Problem description:
Print the data exactly as it is given, please.
Start of Dataset content
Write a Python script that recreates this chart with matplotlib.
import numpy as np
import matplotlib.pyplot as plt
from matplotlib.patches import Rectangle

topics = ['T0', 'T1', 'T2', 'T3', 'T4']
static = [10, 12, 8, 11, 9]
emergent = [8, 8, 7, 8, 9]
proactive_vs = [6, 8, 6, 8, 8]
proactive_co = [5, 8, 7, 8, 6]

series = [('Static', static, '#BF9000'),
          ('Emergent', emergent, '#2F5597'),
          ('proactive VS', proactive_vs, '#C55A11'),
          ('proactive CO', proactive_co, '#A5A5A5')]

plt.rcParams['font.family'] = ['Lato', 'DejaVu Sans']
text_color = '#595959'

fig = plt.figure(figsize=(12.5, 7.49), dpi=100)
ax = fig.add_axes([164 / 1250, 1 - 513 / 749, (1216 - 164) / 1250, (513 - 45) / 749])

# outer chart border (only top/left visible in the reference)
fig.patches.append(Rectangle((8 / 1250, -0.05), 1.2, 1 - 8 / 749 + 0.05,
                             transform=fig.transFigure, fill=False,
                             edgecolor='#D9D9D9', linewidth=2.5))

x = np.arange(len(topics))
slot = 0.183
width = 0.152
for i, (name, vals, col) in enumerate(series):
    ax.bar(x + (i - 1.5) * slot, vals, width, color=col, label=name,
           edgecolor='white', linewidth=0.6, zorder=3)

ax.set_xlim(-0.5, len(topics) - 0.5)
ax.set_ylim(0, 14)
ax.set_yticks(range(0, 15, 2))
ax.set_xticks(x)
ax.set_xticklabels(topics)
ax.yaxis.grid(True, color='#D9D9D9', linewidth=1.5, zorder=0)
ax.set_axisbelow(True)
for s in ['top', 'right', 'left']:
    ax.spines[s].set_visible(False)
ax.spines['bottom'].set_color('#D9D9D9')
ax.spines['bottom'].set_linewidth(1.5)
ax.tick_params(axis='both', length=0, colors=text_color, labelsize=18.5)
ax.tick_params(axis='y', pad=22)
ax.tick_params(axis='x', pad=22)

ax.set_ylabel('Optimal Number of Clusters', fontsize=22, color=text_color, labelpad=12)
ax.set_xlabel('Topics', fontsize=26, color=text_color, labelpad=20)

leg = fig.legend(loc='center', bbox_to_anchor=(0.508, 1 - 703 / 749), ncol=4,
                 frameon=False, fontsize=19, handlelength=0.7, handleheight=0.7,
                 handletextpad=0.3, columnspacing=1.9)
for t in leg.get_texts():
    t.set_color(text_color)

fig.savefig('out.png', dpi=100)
End of Dataset content
Solution for this exercise:
Write a Python script that recreates this chart with matplotlib.
import numpy as np
import matplotlib.pyplot as plt
from matplotlib.patches import Rectangle

topics = ['T0', 'T1', 'T2', 'T3', 'T4']
static = [10, 12, 8, 11, 9]
emergent = [8, 8, 7, 8, 9]
proactive_vs = [6, 8, 6, 8, 8]
proactive_co = [5, 8, 7, 8, 6]

series = [('Static', static, '#BF9000'),
          ('Emergent', emergent, '#2F5597'),
          ('proactive VS', proactive_vs, '#C55A11'),
          ('proactive CO', proactive_co, '#A5A5A5')]

plt.rcParams['font.family'] = ['Lato', 'DejaVu Sans']
text_color = '#595959'

fig = plt.figure(figsize=(12.5, 7.49), dpi=100)
ax = fig.add_axes([164 / 1250, 1 - 513 / 749, (1216 - 164) / 1250, (513 - 45) / 749])

# outer chart border (only top/left visible in the reference)
fig.patches.append(Rectangle((8 / 1250, -0.05), 1.2, 1 - 8 / 749 + 0.05,
                             transform=fig.transFigure, fill=False,
                             edgecolor='#D9D9D9', linewidth=2.5))

x = np.arange(len(topics))
slot = 0.183
width = 0.152
for i, (name, vals, col) in enumerate(series):
    ax.bar(x + (i - 1.5) * slot, vals, width, color=col, label=name,
           edgecolor='white', linewidth=0.6, zorder=3)

ax.set_xlim(-0.5, len(topics) - 0.5)
ax.set_ylim(0, 14)
ax.set_yticks(range(0, 15, 2))
ax.set_xticks(x)
ax.set_xticklabels(topics)
ax.yaxis.grid(True, color='#D9D9D9', linewidth=1.5, zorder=0)
ax.set_axisbelow(True)
for s in ['top', 'right', 'left']:
    ax.spines[s].set_visible(False)
ax.spines['bottom'].set_color('#D9D9D9')
ax.spines['bottom'].set_linewidth(1.5)
ax.tick_params(axis='both', length=0, colors=text_color, labelsize=18.5)
ax.tick_params(axis='y', pad=22)
ax.tick_params(axis='x', pad=22)

ax.set_ylabel('Optimal Number of Clusters', fontsize=22, color=text_color, labelpad=12)
ax.set_xlabel('Topics', fontsize=26, color=text_color, labelpad=20)

leg = fig.legend(loc='center', bbox_to_anchor=(0.508, 1 - 703 / 749), ncol=4,
                 frameon=False, fontsize=19, handlelength=0.7, handleheight=0.7,
                 handletextpad=0.3, columnspacing=1.9)
for t in leg.get_texts():
    t.set_color(text_color)

fig.savefig('out.png', dpi=100)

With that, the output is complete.